The direct result of the failed coup was dissolution of the Soviet Union and declaration of illegality of the communist party in Russia.
Of course, the Internet on its own didn't cause the collapse of the communist regime - just like Mises predicted, the regime collapsed due to economic calculation problem inherent in collectivist economies. But it was important as a trigger of the final collapse, and as a mechanism for organizing coherent popular resistance to the attempt to regain slipping control by the communist establishment (the result would've been the new wave of terror).
The lesson was learned - and the recent string of "colored" revolutions in the splinter countries had used Internet as the primary tool for organizing the non-violent protests.
Before the Internet, the only way to remove a well-established regime from power was to seize control of mass media - by force - which guaranteed escalation into an armed conflict.
Published: February 11, 2007 1:31 AM
Lots of classical liberal philosophers said good things and not so good things. Part of the problem with the classical liberal view is that, while they all generally agreed on the goals, they failed to iron out the inherent contradictions of their means to the goals. Even more modern, libertarian-oriented types had their flaws. Mises and Rand were both minarchists. Nonetheless, their contributions are still significant and worthwhile.

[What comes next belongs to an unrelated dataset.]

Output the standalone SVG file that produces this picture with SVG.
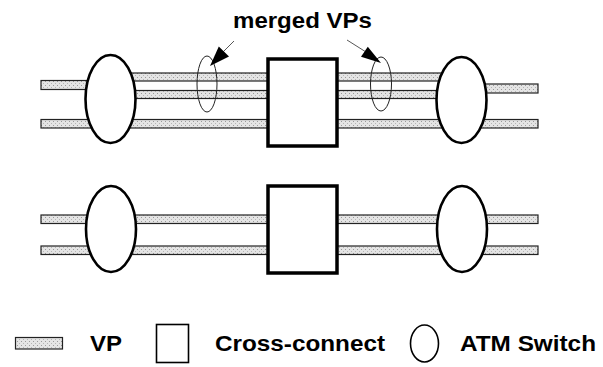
<svg xmlns="http://www.w3.org/2000/svg" width="603" height="367" viewBox="0 0 603 367">
<defs>
<pattern id="stip" width="4" height="4" patternUnits="userSpaceOnUse">
<rect width="4" height="4" fill="#e4e4e4"/>
<rect x="1" y="1" width="1" height="1" fill="#9a9a9a"/>
<rect x="3" y="3" width="1" height="1" fill="#b5b5b5"/>
</pattern>
</defs>
<style>
.vp{fill:url(#stip);stroke:#222;stroke-width:1.2}
.sw{fill:#fff;stroke:#000;stroke-width:2.6}
.xc{fill:#fff;stroke:#000;stroke-width:3.5}
.mg{fill:none;stroke:#222;stroke-width:1}
.ar{fill:none;stroke:#444;stroke-width:0.9}
.ah{fill:#000;stroke:none}
.lb{font-family:"Liberation Sans",Arial,sans-serif;font-weight:bold;font-size:22px;fill:#000}
</style>
<rect width="603" height="367" fill="#fff"/>
<g id="connectors">
<rect class="vp" x="41" y="80.5" width="60" height="9"/>
<rect class="vp" x="110" y="73" width="160" height="8"/>
<rect class="vp" x="110" y="90.5" width="160" height="8"/>
<rect class="vp" x="41" y="119.5" width="60" height="8.5"/>
<rect class="vp" x="110" y="119.5" width="160" height="8.5"/>
<rect class="vp" x="335" y="73" width="125" height="8"/>
<rect class="vp" x="335" y="90.5" width="125" height="8"/>
<rect class="vp" x="335" y="119.5" width="125" height="8.5"/>
<rect class="vp" x="470" y="84" width="68" height="9"/>
<rect class="vp" x="470" y="119.5" width="68" height="8.5"/>
<rect class="vp" x="41" y="215" width="229" height="8.5"/>
<rect class="vp" x="41" y="246" width="229" height="8.5"/>
<rect class="vp" x="335" y="215" width="203" height="8.5"/>
<rect class="vp" x="335" y="246" width="203" height="8.5"/>
</g>
<g id="switch-top-left"><ellipse class="sw" cx="110.5" cy="99" rx="25" ry="44"/></g>
<g id="switch-top-right"><ellipse class="sw" cx="461.5" cy="100" rx="25" ry="43"/></g>
<g id="xc-top"><rect class="xc" x="268" y="59" width="69" height="87"/></g>
<g id="switch-bottom-left"><ellipse class="sw" cx="111" cy="229" rx="25" ry="43"/></g>
<g id="switch-bottom-right"><ellipse class="sw" cx="462" cy="229" rx="25" ry="43"/></g>
<g id="xc-bottom"><rect class="xc" x="268" y="186" width="69" height="87"/></g>
<g id="merged-left"><ellipse class="mg" cx="207" cy="84" rx="10" ry="28"/></g>
<g id="merged-right"><ellipse class="mg" cx="381" cy="84" rx="10.5" ry="27"/></g>
<g id="label-merged">
<text class="lb" x="233" y="28" textLength="139" lengthAdjust="spacingAndGlyphs">merged VPs</text>
<line class="ar" x1="234" y1="41" x2="222" y2="53"/>
<polygon class="ah" points="210,66 229,56.4 218.8,46.6"/>
<line class="ar" x1="347" y1="40" x2="366" y2="52"/>
<polygon class="ah" points="381,63 361,56.8 367.8,46.8"/>
</g>
<g id="legend">
<rect class="vp" x="15.5" y="337.5" width="47" height="11.5" stroke-width="1.6"/>
<text class="lb" x="90" y="351" textLength="32" lengthAdjust="spacingAndGlyphs">VP</text>
<rect x="156.5" y="324.5" width="32" height="38" fill="#fff" stroke="#000" stroke-width="1.6"/>
<text class="lb" x="215" y="351" textLength="170" lengthAdjust="spacingAndGlyphs">Cross-connect</text>
<ellipse cx="424.5" cy="343.5" rx="14" ry="18.5" fill="none" stroke="#000" stroke-width="1.6"/>
<text class="lb" x="460" y="351" textLength="136" lengthAdjust="spacingAndGlyphs">ATM Switch</text>
</g>
</svg>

Libertarianism is a successor to classical liberal philosophy, and the next step towards individual liberty and the free society. While closer to the goal than previous political views, it remains imperfect and has its own problems to be worked out. If libertarian philosophers are unable to work them out, then maybe there will be something that succeeds libertarianism, and gets us even closer to the goal. But libertarianism will still be a significant and valuable contribution towards the cause of liberty.